Her husband, storeman Denver Taani, also 25, earns $650 a week after tax, leaving little left over after paying $460 rent for the family's three-bedroom house.
So Mrs Taani works too, making $800 a week after tax.
Ironically, their new baby Amanda now means that the second job is worth it, because their combined gross income is now below the $1800 cut-off limit for the Work and Income childcare subsidy with three children. Also, their oldest child has turned 3 and gets 20 hours of near-free care. Their childcare costs have come down to $270 a week.
But when they had only two children, their joint income was above the $1600 two-child subsidy limit, and both children were under 3, so they paid full childcare costs of $484 a week.

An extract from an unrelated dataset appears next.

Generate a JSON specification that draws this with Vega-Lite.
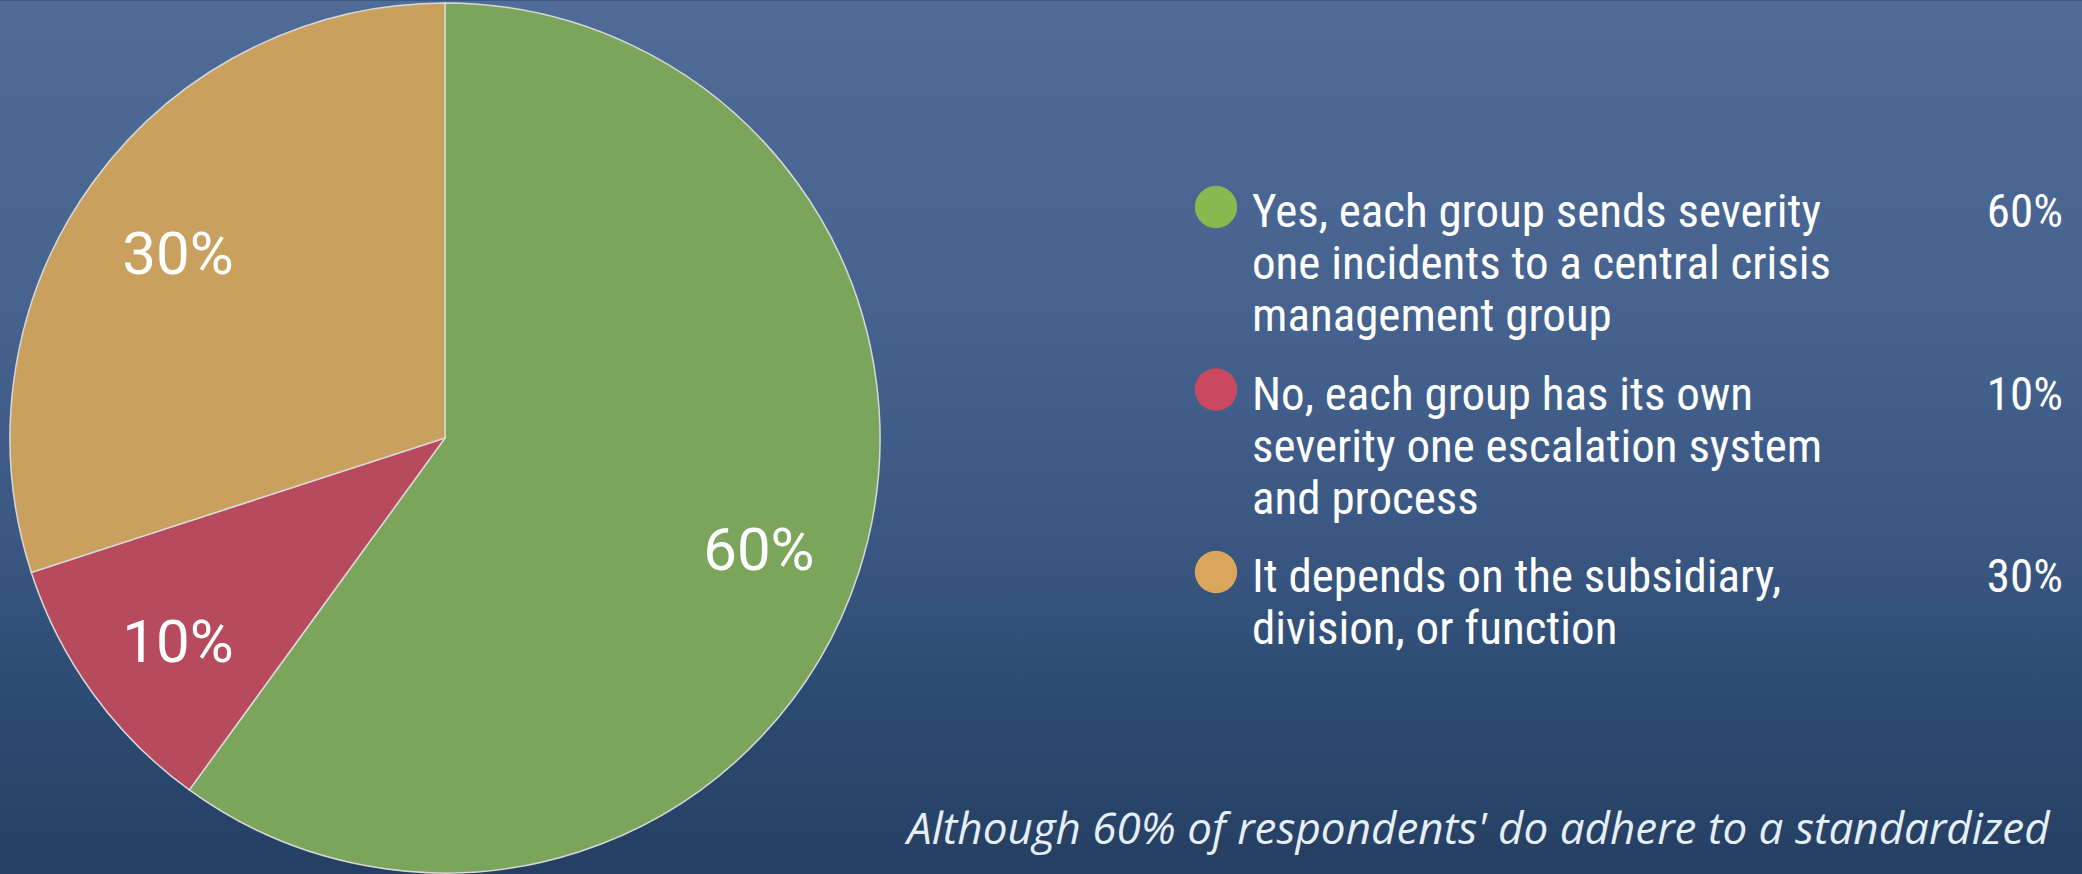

On top of that, Mrs Taani's income pushed them over the limits for both family tax credits and accommodation supplement. If she had stayed home, they would have been entitled to $200 a week in tax credits and $139 for housing in the smaller house they then rented at $380 a week.
And her job, and the need to drop the children at their childcare centre, added perhaps $40 a week to the family's weekly petrol bill which is now $120.
The net effect was $863 a week in higher costs - $63 more than Mrs Taani's $800 net income.
The family lives frugally with just one car. Luckily both parents work in the airport area and they use a local airport childcare provider.
"We wake at 7am. Our children are at daycare by 7.30am, I drop my husband at work at 7.45am and I start at 8am," Mrs Taani says.
"I finish at 4.30pm, pick my husband up at 5pm and the children at 5.30pm. When I took the job I made sure there was no overtime. When he has overtime he takes it and gets a lift home with someone from work."
Despite the pain of childcare costs until recently, the family expects the situation to ease as the younger children reach age 3 and eventually start school.